Já não se fala em Portugal com o estilo português puro e sim abrasileiradamente, como tudo que a fala brasileira tem de típico (não sendo errado) e de errado (que é muito). Portugal é colônia da escória lingüística dos brasileiros.
Em tudo isto nota-se a mudança do idioma, de cujos recursos, de cujas exatidão, lógica, beleza, muito se perdeu. Ele mudou para pior ; é espécie de infantilização.
Como em todos os assuntos no Brasil, sobre o idioma as pessoas muitas vezes emitem opiniões sobre o que não sabem, e fazem-no com emoção, não com razão, motivo por que geralmente bostejam e raramente alguém diz o que se aproveite. A doutrinação da sociolingüística e o antiportuguesismo inveterado (em gíria dir-se-ia "estrutural") contribuem fortemente para predispor as paixões contra a gramática e contra a forma culta, cujo efeito é o de coonestar o baixo nível em idioma e convencer o ignorante de que sua ignorância é o estado normal de sua inteligência. A vaca já foi para o brejo.
> > > > > > > > Leia assiduamente Machado de Assis, José de Alencar, Aluísio de Azevedo, José Saramago ; use o que aprendeu na escola ; consulte regularmente a gramática de Napoleão Mendes de Almeida ; procure alternativas aos vocábulos em voga ; consulte dicionários (porém desconfie dos eletrônicos e atualizados) fale com elevação, propriedade, riqueza ; entenda que as línguas mudam para pior e que a nossa é para quem usa sua inteligência.

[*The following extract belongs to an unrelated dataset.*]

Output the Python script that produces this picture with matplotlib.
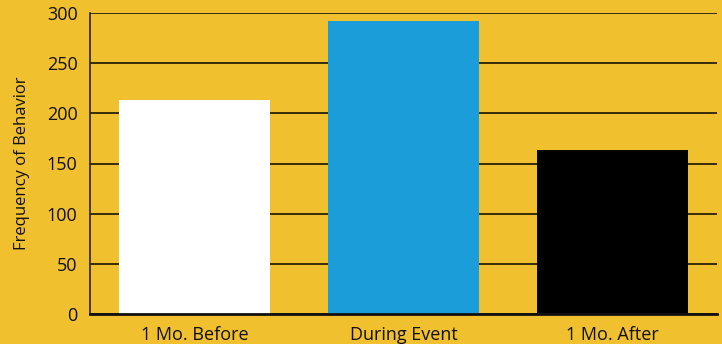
import matplotlib.pyplot as plt
import numpy as np

plt.rcParams['font.family'] = ['Open Sans', 'DejaVu Sans']

categories = ['1 Mo. Before', 'During Event', '1 Mo. After']
frequency = [213, 292, 163]
bar_colors = ['#FFFFFF', '#1B9DD9', '#000000']
y_ticks = [0, 50, 100, 150, 200, 250, 300]

bg = '#F0C02F'

fig = plt.figure(figsize=(7.22, 3.44), dpi=100, facecolor=bg)
ax = fig.add_axes([90 / 722, 30 / 344, 627 / 722, 301 / 344])
ax.set_facecolor(bg)

x = np.arange(len(categories))
ax.bar(x, frequency, width=0.72, color=bar_colors, zorder=2)

ax.set_xlim(-0.5, 2.5)
ax.set_ylim(0, 300)
ax.set_yticks(y_ticks)
ax.set_xticks(x)
ax.set_xticklabels(categories)
ax.tick_params(axis='y', length=0, labelsize=13, colors='#111111', pad=9)
ax.tick_params(axis='x', length=0, labelsize=13, colors='#111111', pad=9)

ax.yaxis.grid(True, color='#1a1408', linewidth=1.2, zorder=0)
ax.set_axisbelow(True)

for side in ['top', 'right']:
    ax.spines[side].set_visible(False)
ax.spines['left'].set_color('#2a2210')
ax.spines['left'].set_linewidth(1.2)
ax.spines['bottom'].set_color('#111111')
ax.spines['bottom'].set_linewidth(2)
ax.spines['bottom'].set_zorder(3)

ax.set_ylabel('Frequency of Behavior', fontsize=12, color='#111111', labelpad=12)

fig.savefig('out.png', dpi=100, facecolor=bg)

Há, porém, corrente de brasileiros que se vem opondo ao achatamento do idioma : os olavinhos (parte deles, pelo menos). Olavo de Carvalho percebeu tal fenômeno (mas eu e Marcos de Castro também e creio que antes dele), denunciou-o e tentou contrariá-lo. Ele teve milhares de alunos e de seguidores, cuja inspiração passou a ser, em parte, a de cultivar o idioma. Nota-se, por exemplo, que as páginas eletrônicas das editoras "olavistas" e as de olavinhos são mais bem redigidas do que as do ambiente brasileiro em geral.»